January 2012        

SIPTU warns about the danger of privatising water

The SIPTU sector organiser Michael Wall told the Joint Oireachtas Committee on the Environment, Transport, Culture and the Gaeltacht on 10 January that handing over water services to the private sector would be a “fundamental mistake.” He described the threat to water services from attempts by a group of civil servants within the Department of the Environment, Community and Local Government to force the system into the hands of private companies.
     Despite overwhelming evidence from Irish and international studies of their ineffectiveness and higher costs, the “public-private partnership” funding model for water service infrastructure development was the stated “preferred option” of the Water Services Investment Unit of the Department of the Environment.
     “Since 2001 there has been growing concern at the clear evidence that the department itself has a clear and indeed biased stand on its preference for the PPP model,” Michael Wall said.
     Over recent years, workers’ representatives had begun to “notice a striking similarity” in procurement reports being produced by local authorities around the country when seeking funding for water infrastructural projects from the department.

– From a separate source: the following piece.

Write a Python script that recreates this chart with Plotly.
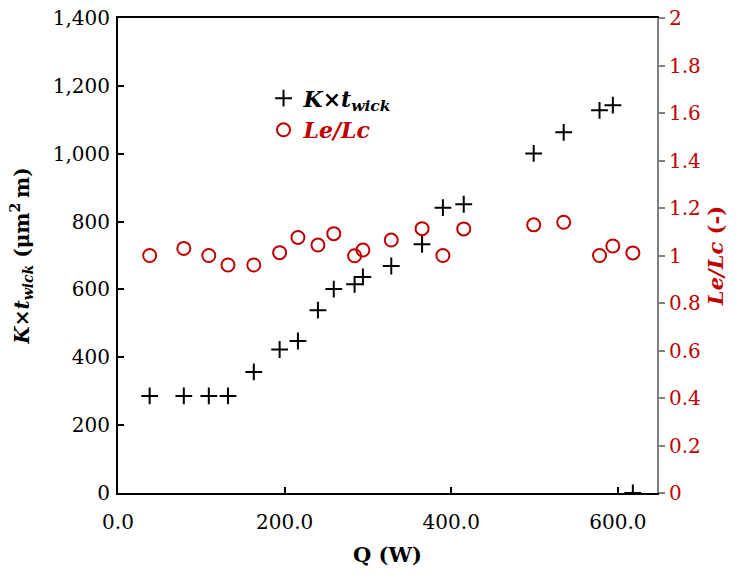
import plotly.graph_objects as go

# Heat input (W) for each test point
q_watts = [38, 79, 109, 132, 163, 194, 216, 240, 259, 284, 294, 328, 365, 390, 415, 499, 535, 578, 594, 618]
# Permeability x wick thickness (um^2 m)
k_twick = [286, 286, 286, 286, 357, 423, 448, 539, 601, 615, 637, 669, 733, 841, 851, 1001, 1063, 1128, 1143, 0]
# Evaporator / condenser length ratio (-)
le_lc = [1.0, 1.03, 1.0, 0.96, 0.96, 1.012, 1.076, 1.044, 1.092, 0.999, 1.023, 1.065, 1.113, 1.0, 1.112, 1.129, 1.14, 1.0, 1.04, 1.011]

x_ticks = [0, 200, 400, 600]
y_ticks = [0, 200, 400, 600, 800, 1000, 1200, 1400]
y2_ticks = [0, 0.2, 0.4, 0.6, 0.8, 1.0, 1.2, 1.4, 1.6, 1.8, 2.0]

RED = "#C00000"
FONT = "DejaVu Serif"

fig = go.Figure()
fig.add_trace(go.Scatter(
    x=q_watts, y=k_twick, mode="markers",
    name="<b><i>K</i>×<i>t<sub>wick</sub></i></b>",
    marker=dict(symbol="cross-thin", size=12, line=dict(color="black", width=2)),
))
fig.add_trace(go.Scatter(
    x=q_watts, y=le_lc, mode="markers", yaxis="y2",
    name=f"<span style='color:{RED}'><b><i>Le/Lc</i></b></span>",
    marker=dict(symbol="circle-open", size=13, color=RED, line=dict(color=RED, width=2)),
))

fig.update_layout(
    width=746, height=584,
    margin=dict(l=118, r=89, t=18, b=91, autoexpand=False),
    paper_bgcolor="white", plot_bgcolor="white",
    font=dict(family=FONT, size=20, color="black"),
    showlegend=True,
    legend=dict(x=0.27, y=0.875, xanchor="left", yanchor="top",
                bgcolor="rgba(0,0,0,0)", font=dict(family=FONT, size=22),
                itemsizing="trace", tracegroupgap=0),
    xaxis=dict(
        range=[0, 647], tickvals=x_ticks, tickformat=".1f",
        showgrid=False, zeroline=False,
        showline=True, linecolor="black", linewidth=2, mirror=True,
        ticks="inside", ticklen=6, tickwidth=2, tickcolor="black",
        ticklabelstandoff=10,
        title=dict(text="<b>Q (W)</b>", font=dict(size=21), standoff=14),
    ),
    yaxis=dict(
        range=[0, 1400], tickvals=y_ticks, tickformat=",d",
        showgrid=False, zeroline=False,
        showline=True, linecolor="black", linewidth=2,
        ticks="inside", ticklen=6, tickwidth=2, tickcolor="black",
        ticklabelstandoff=2,
        title=dict(text="<b><i>K</i>×<i>t<sub>wick</sub></i> (μm<sup>2 </sup>m)</b>",
                   font=dict(size=20), standoff=18),
    ),
    yaxis2=dict(
        overlaying="y", side="right",
        range=[0, 2], tickvals=y2_ticks,
        showgrid=False, zeroline=False,
        showline=True, linecolor="#808080", linewidth=2,
        ticks="outside", ticklen=6, tickwidth=2, tickcolor="#808080",
        tickfont=dict(color=RED),
        title=dict(text="<b><i>Le/Lc</i> (-)</b>", font=dict(color=RED, size=21), standoff=8),
    ),
)

fig.write_html("out.html")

     These reports invariably sought public finance for private companies to design, build and operate (DBO) water facilities.
     “Local authorities were given a clear signal that if they wished to see any hope of progressing their water projects it was via a PPP, and DBO in particular, as the only option.”
     He said that the department had engaged the services of the consultancy firm Price Waterhouse Cooper to assist in the evaluation of PPP projects, and that this company was also using the term “preferred option” in relation to DBO-type PPP contracts.
     “Through all the involvement of our members in every county we sought evidence from the department as to where was the evidence of the performance of PPPs.
     “Where was the evidence that Ireland was unique in the world and PPPs worked in the people’s interest there? Where was the data-base to show the financial benefits of the DBO model over conventional?” Such evidence had not been provided to the workers.
     Drawing attention to specific examples of the failings of the PPP model in Cos. Cork and Wicklow, Michael Wall said: “We have no doubt that in future years this will be exposed as a scandal and an abuse of public moneys.”
     SIPTU also drew attention to the fact that Price Waterhouse Cooper has now been engaged by the present Government to advise on the development of Irish Water, a new state-owned company to manage the country’s water resources.